Most drivers probably don’t think twice about their car’s braking system until they notice that it’s not working quite the way it should. If your steering wheel shakes when braking, your car takes longer than normal to stop, or even if you feel like there’s a loss of grip when braking, some component in your complex brake system needs to be repaired.

Not only can a braking system, that’s on it’s way out, become an expensive problem if not fixed sooner than later, but according to Providence car accident lawyers at Marasco & Nesselbush, LLP, a bad braking system can be a contributing factor in a serious or even fatal car accident. Although some parts of your braking system may be more difficult to repair than others, if your brake pads need replacing you can save yourself some money and replace them yourself, here’s how:

How Do You Know You Need New Brake Pads?

You probably need new brake pads when you hear screeching and squealing as you put your foot on the brakes, which indicates that you should replace your brake pads as soon as possible.

Brake pads create friction and slow the rotation of the wheels which brings your car to a halt.
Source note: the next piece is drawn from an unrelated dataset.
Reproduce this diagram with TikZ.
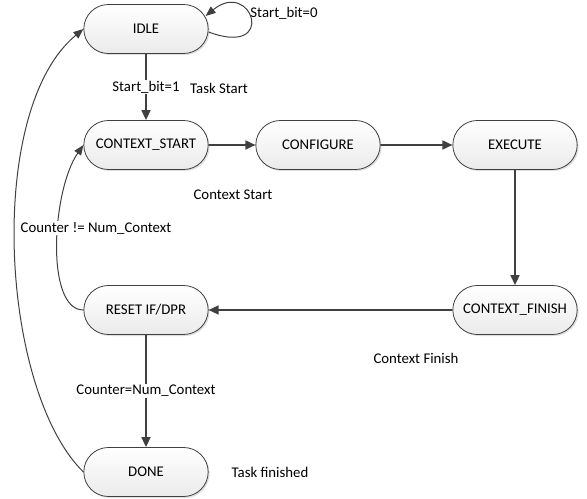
\documentclass[tikz,border=0pt]{standalone}
\usepackage{fontspec}
\setmainfont{Carlito}
\usetikzlibrary{arrows.meta,shapes.misc,shadows,calc}
\definecolor{linegray}{HTML}{404040}

\begin{document}
\begin{tikzpicture}[x=1bp, y=-1bp,
  state/.style={rounded rectangle, draw=linegray, line width=0.8bp,
    minimum width=131bp, minimum height=49bp, top color=white, bottom color=black!8,
    drop shadow={shadow xshift=1.5bp, shadow yshift=-1.5bp, opacity=0.25}},
  lab/.style={inner sep=1bp},
  arr/.style={draw=linegray, line width=1.6bp, -{Triangle[length=10bp,width=9bp]}},
  curve/.style={draw=linegray, line width=1bp, -{Triangle[length=10bp,width=8bp]}},
  font=\fontsize{14.8bp}{17bp}\selectfont
]
\useasboundingbox (0,0) rectangle (587,499);
% states
\foreach \n/\x/\y/\t in {idle/146/29/IDLE, cstart/146/145/CONTEXT\_START,
    config/318/145/CONFIGURE, exec/515/145/EXECUTE, cfinish/515/310/CONTEXT\_FINISH,
    reset/146/310/{RESET IF/DPR}, done/146/472/DONE} {
  \node[state] (\n) at (\x,\y) {\t};
}
% transitions
\draw[arr] (idle.south) -- node[lab, fill=white] {Start\_bit=1} (cstart.north);
\draw[arr] (cstart) -- (config);
\draw[arr] (config) -- (exec);
\draw[arr] (exec) -- (cfinish);
\draw[arr] (cfinish) -- (reset);
\draw[arr] (reset.south) -- node[lab, fill=white] {Counter=Num\_Context} (done.north);
\draw[curve] ($(idle.east)+(0,3)$) .. controls (278,58) and (252,-22) .. ($(idle.east)+(-3,-13)$);
\draw[curve] (reset.west) .. controls (45,310) and (52,190) .. (cstart.west);
\draw[curve] (done.west) .. controls (0,390) and (-15,110) .. (idle.west);
% texts
\node[lab, fill=white] (cntne) at (96,228) {Counter != Num\_Context};
\node[lab] (sbzero) at (284,13) {Start\_bit=0};
\node[lab] (tstart) at (219,88) {Task Start};
\node[lab] (cstartlab) at (233,195) {Context Start};
\node[lab] (cfinlab) at (416,358) {Context Finish};
\node[lab] (tfin) at (270,472) {Task finished};
\end{tikzpicture}
\end{document}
Out of all of the parts in the braking system, the pads are most often replaced and can be replaced with relative ease. If you have a mechanic replace your brake pads, you may be looking at anywhere from $500 to $1000, depending on the type of brake pad are chosen and the cost of labor. Fortunately, if you’re able to purchase the brake pads and replace them yourself, you’ll see significant savings.

Replacing Your Brake Pads

Before you get started, make sure you give yourself enough time to work, such as a weekend, on replacing your brake pads. Don’t rush to get the job done. Double check to ensure you have all the tools you need and it’s always a wise idea to have a copy of your vehicle’s repair manual on hand. If, at any point, you’re unsure or don’t feel confident about what you are doing, take a break and seek professional advice. Doing the job right is important for your safety on the road. Here are the basics of replacing your brake pads:

  • Loosen and remove the lug nuts on the wheel. Remove the wheel as you would if you were changing a flat tire. This will expose the brake assembly.
  • Next, find the slider bolts or pins that hold the caliper in place. By removing the lower bolt only, you should be able to access the brake pad. You may also encounter a rubber hose, which is the hydraulic line, but don’t do anything with it.
  • Before removing the brake pads, confirm that they need replacing. The pads will be worn if the friction material is 1/8th of an inch thick or less at any point on the pad.
  • Slide the old brake pads out from the retaining clips, remove the old clips, and slide in the new retaining clips that come with the new brake pads.
  • Use the grease, which is included with the pads, to apply as a lubricant to make it easier to slide the new brake pads into place.
  • After you have replaced the brake pads you will need to lower the caliper back into place, but you will need to push back the piston(s) first so that they will clear the new and thicker brake pads.
  • As you push back the piston, open the brake fluid reservoir and watch the fluid carefully as it rises. If it looks as though it will overflow, remove some from the reservoir, but don’t let it get below the minimum level line.
  • Once you’ve slid your caliper back in place and reinstall the slider bolt, you may straighten out your wheel, put your tire back on and tighten the lug nuts.
  • After you have replaced all of the brake pads, test drive your vehicle in a safe area just in case you need to make adjustments.

Remember, when in doubt, always ask for help and don’t take your car out on the road if something doesn’t feel or sound right.